不妊の傾向がある夫婦や、実際に不妊治療を受けている女性の数は年々増加傾向にあります。
不妊治療のための生殖補助医療(ART)には、体外受精や顕微授精といった方法があります。
しかしこの体外受精と顕微授精の違いについて、よくわかっていないという方もいらっしゃるのではないでしょうか。
この記事では体外受精と顕微授精の違いを明確にし、比較していきます。
体外受精(In Vitro Fertilization, IVF)は、卵子と精子を体外で受精させる生殖補助技術です。
まずは、女性から採取した卵子と男性の精子を結合させ、受精卵(胚)を作ります。
胚が数日間培養された後、一つまたは複数が女性の子宮に戻され、妊娠を試みます。
体外受精は、管状の不妊や排卵障害、男性因子不妊症、未解明の不妊症など、様々な不妊の問題を解決するために用いられます。
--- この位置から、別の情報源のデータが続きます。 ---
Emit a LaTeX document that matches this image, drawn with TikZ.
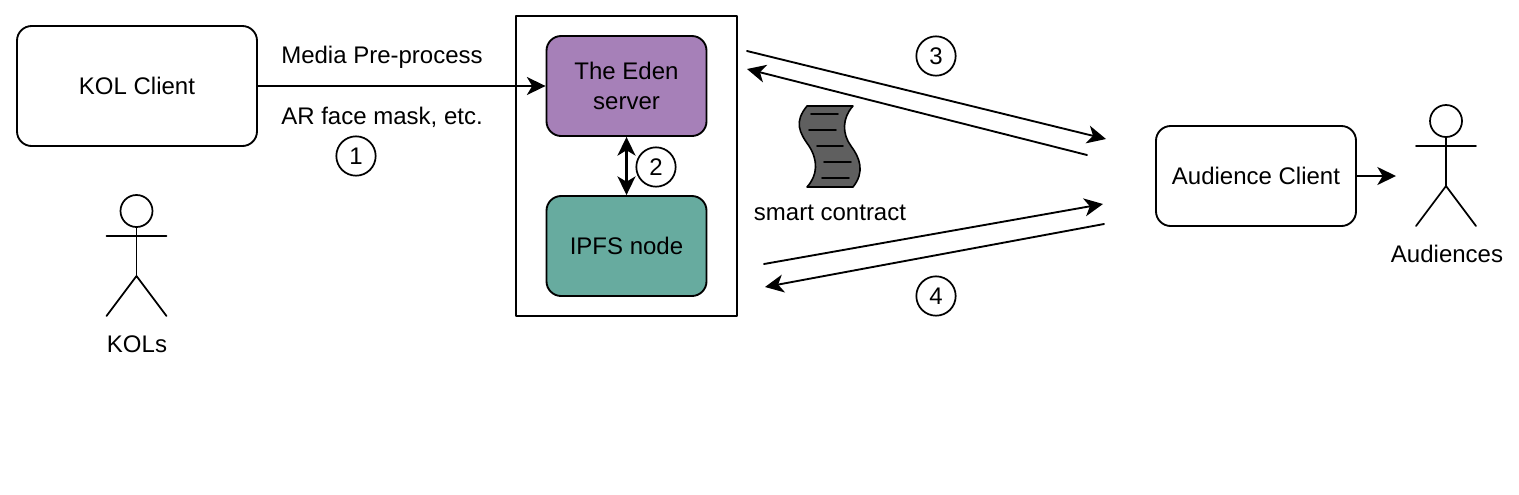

顕微授精(Intracytoplasmic Sperm Injection, ICSI)は、体外受精の一形態で、ひとつの精子を直接卵子に注入する技術です。
男性側の精子の数が非常に少ない場合や、精子の運動性が低い場合、または以前の体外受精で受精がうまくいかなかった場合に推奨されます。
顕微授精は、精子と卵子の結合を助け、受精の確率を高められます。
ただし、直接精子を送り込んだとしても受精するとは限らないため、「授精」という表現になっています。
精子を直接卵子の細胞質内に注入したあとに受精が認められればその後、通常の体外受精と同様に胚を培養し、子宮に移植します。
体外受精と顕微授精の主な違いと、どういったときに選ばれるのかを以下に解説します。
体外受精と顕微授精は、受精の方法に違いがあります。
体外受精では、卵子をシャーレに置き、多数の精子を加えて自然に受精を促します。
これは、比較的自然に近い方法で、精子が自力で卵子の膜を破って受精するプロセスです。(ふりかけ法といいます)
一方、顕微授精は精子の運動能力が弱い場合や、精子数が少ない場合に選択されることが多く、顕微鏡で拡大しながら細いガラス針を使用して精子を直接卵子に注入します。
顕微授精のメリットは、男性の精子の力が弱い場合でも受精の可能性を高められる点です。
しかし、卵子に針を刺す必要があるため、卵子を傷つけるリスクも伴います。
一方、体外受精はより自然な状態で受精が行われるため、卵子が傷つくリスクは低いですが、精子の質や量が不十分な場合には受精率が低下する可能性があります。
体外受精と顕微授精どちらの方法もそれぞれのメリットとデメリットがあるため、治療を受ける医療機関でしっかりと説明を聞き、適切な治療法を選択することが大切です。
体外受精または顕微授精のどちらを選ぶかは、不妊の原因、年齢、以前の不妊治療の履歴、費用など、多くの要因に基づいて判断されます。
男性の不妊因子が主な問題である場合、顕微授精が推奨されることが多いです。
また、過去に体外受精で受精が成功しなかった夫婦には顕微授精が推奨されることがあります。
費用も重要な考慮事項であり、顕微授精は通常、体外受精よりもコストが高くなることがあります。
これらの要因をすべて考慮し、最も適切な治療法を選択する必要があります。
体外受精と顕微授精は、不妊治療における二つの主要な方法です。
顕微授精は、特に男性の不妊問題や体外受精で受精が成功しなかったケースに推奨されます。
体外受精では妊娠に至らなかったとしても、顕微授精によって妊娠したということも起こりえます。
夫婦でよく話し合い、どちらの方法を選ぶのか決めていきましょう。